**AIM:** Skip any picture you find and retype all the remaining lines exactly.
******************************
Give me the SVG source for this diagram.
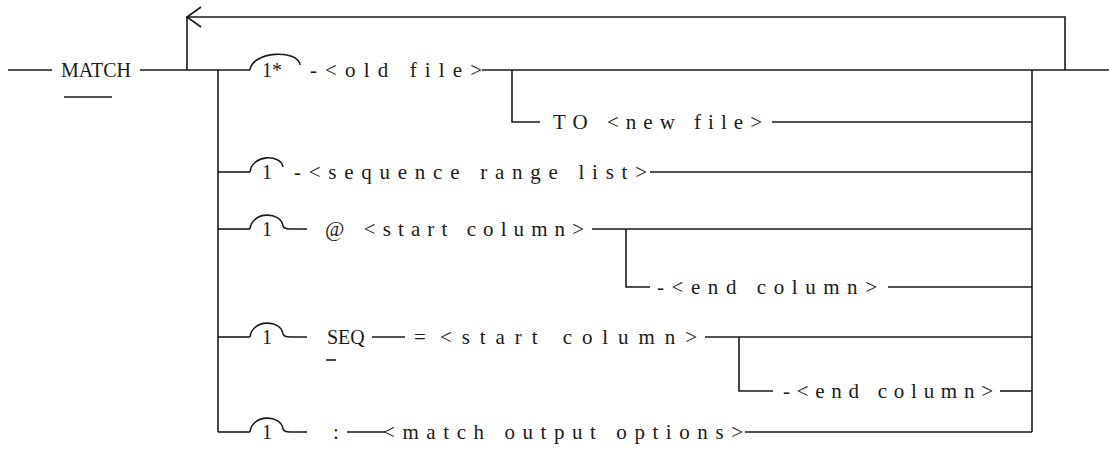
<svg xmlns="http://www.w3.org/2000/svg" width="1109" height="457" viewBox="0 0 1109 457">
<style>
.ln{fill:none;stroke:#1a1a1a;stroke-width:1.6}
.kw{font-family:"Liberation Serif",serif;font-size:20px;fill:#1a1a1a}
.tx{font-family:"Liberation Serif",serif;font-size:21px;fill:#1a1a1a}
.num{font-family:"Liberation Serif",serif;font-size:20px;fill:#1a1a1a}
</style>
<rect width="1109" height="457" fill="#ffffff"/>
<g id="connectors">
<path class="ln" d="M8 70 H52"/>
<path class="ln" d="M140 70 H250"/>
<path class="ln" d="M187 70 V17 H1065 V70"/>
<path class="ln" d="M201 7 L187 17 L201 27"/>
<path class="ln" d="M1032 70 H1109"/>
<path class="ln" d="M1032 70 V432"/>
<path class="ln" d="M218 70 V432"/>
<path class="ln" d="M218 172 H250"/>
<path class="ln" d="M218 229 H250"/>
<path class="ln" d="M218 337 H250"/>
<path class="ln" d="M218 432 H250"/>
<path class="ln" d="M250 70 C252 51 298 49 300 65"/>
<path class="ln" d="M482 70 H1032"/>
<path class="ln" d="M512 70 V122 H540"/>
<path class="ln" d="M772 122 H1032"/>
<path class="ln" d="M250 172 C252 154 281 154 283 167"/>
<path class="ln" d="M650 172 H1032"/>
<path class="ln" d="M250 229 C252 211 281 211 283 226 Q284 229 290 229 H307"/>
<path class="ln" d="M592 229 H1032"/>
<path class="ln" d="M626 229 V287 H650"/>
<path class="ln" d="M888 287 H1032"/>
<path class="ln" d="M250 337 C252 319 281 319 283 334 Q284 337 290 337 H307"/>
<path class="ln" d="M372 337 H405"/>
<path class="ln" d="M705 337 H1032"/>
<path class="ln" d="M739 337 V391 H773"/>
<path class="ln" d="M1000 391 H1032"/>
<path class="ln" d="M250 432 C252 414 281 414 283 429 Q284 432 290 432 H307"/>
<path class="ln" d="M347 432 H385"/>
<path class="ln" d="M745 432 H1032"/>
</g>
<g id="match">
<text class="kw" x="61" y="77">MATCH</text>
<path class="ln" d="M64 97 H112"/>
</g>
<g id="old-file">
<text class="num" x="262" y="77">1*</text>
<text class="tx" x="310" y="77" textLength="172" lengthAdjust="spacing">-&lt;old file&gt;</text>
</g>
<g id="new-file">
<text class="tx" x="553" y="129" textLength="209" lengthAdjust="spacing">TO &lt;new file&gt;</text>
</g>
<g id="sequence-range">
<text class="num" x="262" y="179">1</text>
<text class="tx" x="294" y="179" textLength="353" lengthAdjust="spacing">-&lt;sequence range list&gt;</text>
</g>
<g id="at-start">
<text class="num" x="262" y="236">1</text>
<text class="tx" x="325" y="236" textLength="259" lengthAdjust="spacing">@ &lt;start column&gt;</text>
</g>
<g id="at-end">
<text class="tx" x="657" y="294" textLength="220" lengthAdjust="spacing">-&lt;end column&gt;</text>
</g>
<g id="seq-start">
<text class="num" x="262" y="344">1</text>
<text class="kw" x="327" y="344">SEQ</text>
<path class="ln" d="M326 360 H336"/>
<text class="tx" x="414" y="344">=</text>
<text class="tx" x="440" y="344" textLength="257" lengthAdjust="spacing">&lt;start column&gt;</text>
</g>
<g id="seq-end">
<text class="tx" x="783" y="398" textLength="210" lengthAdjust="spacing">-&lt;end column&gt;</text>
</g>
<g id="output-options">
<text class="num" x="262" y="439">1</text>
<text class="tx" x="333" y="439">:</text>
<text class="tx" x="383" y="439" textLength="360" lengthAdjust="spacing">&lt;match output options&gt;</text>
</g>
</svg>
******************************
**WRITTEN SOLUTION:**
Give me the SVG source for this diagram.
<svg xmlns="http://www.w3.org/2000/svg" width="1109" height="457" viewBox="0 0 1109 457">
<style>
.ln{fill:none;stroke:#1a1a1a;stroke-width:1.6}
.kw{font-family:"Liberation Serif",serif;font-size:20px;fill:#1a1a1a}
.tx{font-family:"Liberation Serif",serif;font-size:21px;fill:#1a1a1a}
.num{font-family:"Liberation Serif",serif;font-size:20px;fill:#1a1a1a}
</style>
<rect width="1109" height="457" fill="#ffffff"/>
<g id="connectors">
<path class="ln" d="M8 70 H52"/>
<path class="ln" d="M140 70 H250"/>
<path class="ln" d="M187 70 V17 H1065 V70"/>
<path class="ln" d="M201 7 L187 17 L201 27"/>
<path class="ln" d="M1032 70 H1109"/>
<path class="ln" d="M1032 70 V432"/>
<path class="ln" d="M218 70 V432"/>
<path class="ln" d="M218 172 H250"/>
<path class="ln" d="M218 229 H250"/>
<path class="ln" d="M218 337 H250"/>
<path class="ln" d="M218 432 H250"/>
<path class="ln" d="M250 70 C252 51 298 49 300 65"/>
<path class="ln" d="M482 70 H1032"/>
<path class="ln" d="M512 70 V122 H540"/>
<path class="ln" d="M772 122 H1032"/>
<path class="ln" d="M250 172 C252 154 281 154 283 167"/>
<path class="ln" d="M650 172 H1032"/>
<path class="ln" d="M250 229 C252 211 281 211 283 226 Q284 229 290 229 H307"/>
<path class="ln" d="M592 229 H1032"/>
<path class="ln" d="M626 229 V287 H650"/>
<path class="ln" d="M888 287 H1032"/>
<path class="ln" d="M250 337 C252 319 281 319 283 334 Q284 337 290 337 H307"/>
<path class="ln" d="M372 337 H405"/>
<path class="ln" d="M705 337 H1032"/>
<path class="ln" d="M739 337 V391 H773"/>
<path class="ln" d="M1000 391 H1032"/>
<path class="ln" d="M250 432 C252 414 281 414 283 429 Q284 432 290 432 H307"/>
<path class="ln" d="M347 432 H385"/>
<path class="ln" d="M745 432 H1032"/>
</g>
<g id="match">
<text class="kw" x="61" y="77">MATCH</text>
<path class="ln" d="M64 97 H112"/>
</g>
<g id="old-file">
<text class="num" x="262" y="77">1*</text>
<text class="tx" x="310" y="77" textLength="172" lengthAdjust="spacing">-&lt;old file&gt;</text>
</g>
<g id="new-file">
<text class="tx" x="553" y="129" textLength="209" lengthAdjust="spacing">TO &lt;new file&gt;</text>
</g>
<g id="sequence-range">
<text class="num" x="262" y="179">1</text>
<text class="tx" x="294" y="179" textLength="353" lengthAdjust="spacing">-&lt;sequence range list&gt;</text>
</g>
<g id="at-start">
<text class="num" x="262" y="236">1</text>
<text class="tx" x="325" y="236" textLength="259" lengthAdjust="spacing">@ &lt;start column&gt;</text>
</g>
<g id="at-end">
<text class="tx" x="657" y="294" textLength="220" lengthAdjust="spacing">-&lt;end column&gt;</text>
</g>
<g id="seq-start">
<text class="num" x="262" y="344">1</text>
<text class="kw" x="327" y="344">SEQ</text>
<path class="ln" d="M326 360 H336"/>
<text class="tx" x="414" y="344">=</text>
<text class="tx" x="440" y="344" textLength="257" lengthAdjust="spacing">&lt;start column&gt;</text>
</g>
<g id="seq-end">
<text class="tx" x="783" y="398" textLength="210" lengthAdjust="spacing">-&lt;end column&gt;</text>
</g>
<g id="output-options">
<text class="num" x="262" y="439">1</text>
<text class="tx" x="333" y="439">:</text>
<text class="tx" x="383" y="439" textLength="360" lengthAdjust="spacing">&lt;match output options&gt;</text>
</g>
</svg>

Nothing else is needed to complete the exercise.